Today, the mood is noticeably happier and more relaxed out on the streets. Shops are open, transport is slowly returning to the streets, Graham and I can suddenly start to plan our trek (which we have been planning to do for the entire last week). People are saying the crisis is over.
It’s bizarre. How can things change so much in less than 12 hours.
The reason for the rising tension yesterday was linked to the Congress needing to respond to President Mesa’s resignation. They have taken an extraordinarily long time to respond, citing security issues, but leaving a huge political vacuum. Yesterday morning, it looked like Mesa would be replaced by the President of Congress, Vaca Diez.
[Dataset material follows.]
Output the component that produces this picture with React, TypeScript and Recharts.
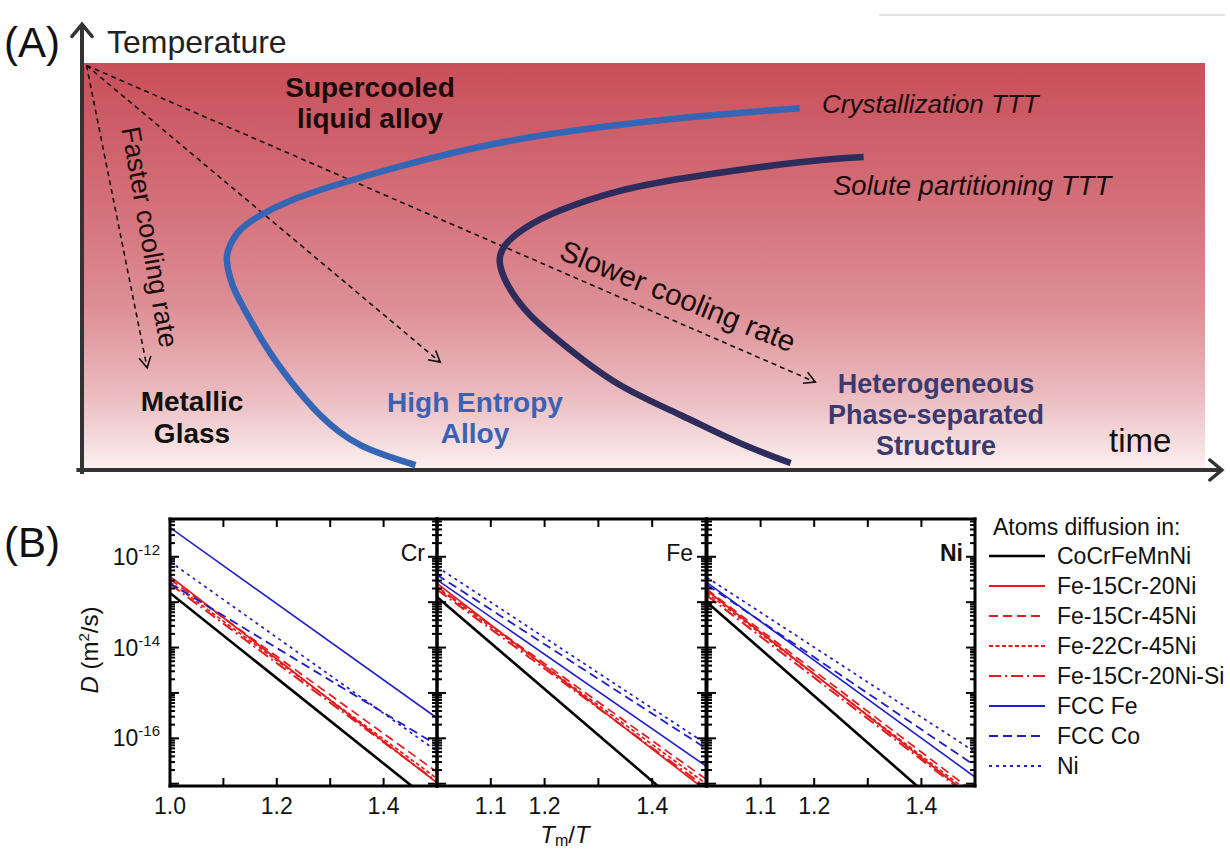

Vaca Diez is a far more divisive figure than President Mesa, closely linked with President Goni who fled the country in 2003. He is highly unpopular with social movements. In La Paz, everyone was glued to their radios and television sets waiting for the announcement. Protestors in La Paz looked they were waiting to riot. As demonstrations and tension mounted across the country, Vaca Diez eventually renounced his intention to stand, and Eduardo Rodríguez, head of the supreme court was voted in as the new President.
The new President will be responsible for calling elections within the next 3 months. The various leading social movements haven’t formally announced an end to protests but at first sight, it has certainly reduced the high state of tension and negotiations may well lead to a temporary cessation of blockades and protests.
However the elections are only likely to be a temporary solution. The central demand for nationalisation has not been answered. Moreover the factors that have fuelled this crisis remain live: gross inequality and poverty, a political and economic system that fails the majority, a nation divided culturally and economically, international economic policies that force Bolivia into decisions that benefit multinational companies more than its own people.
A ceasefire may be temporarily won but the conflict is sure to continue.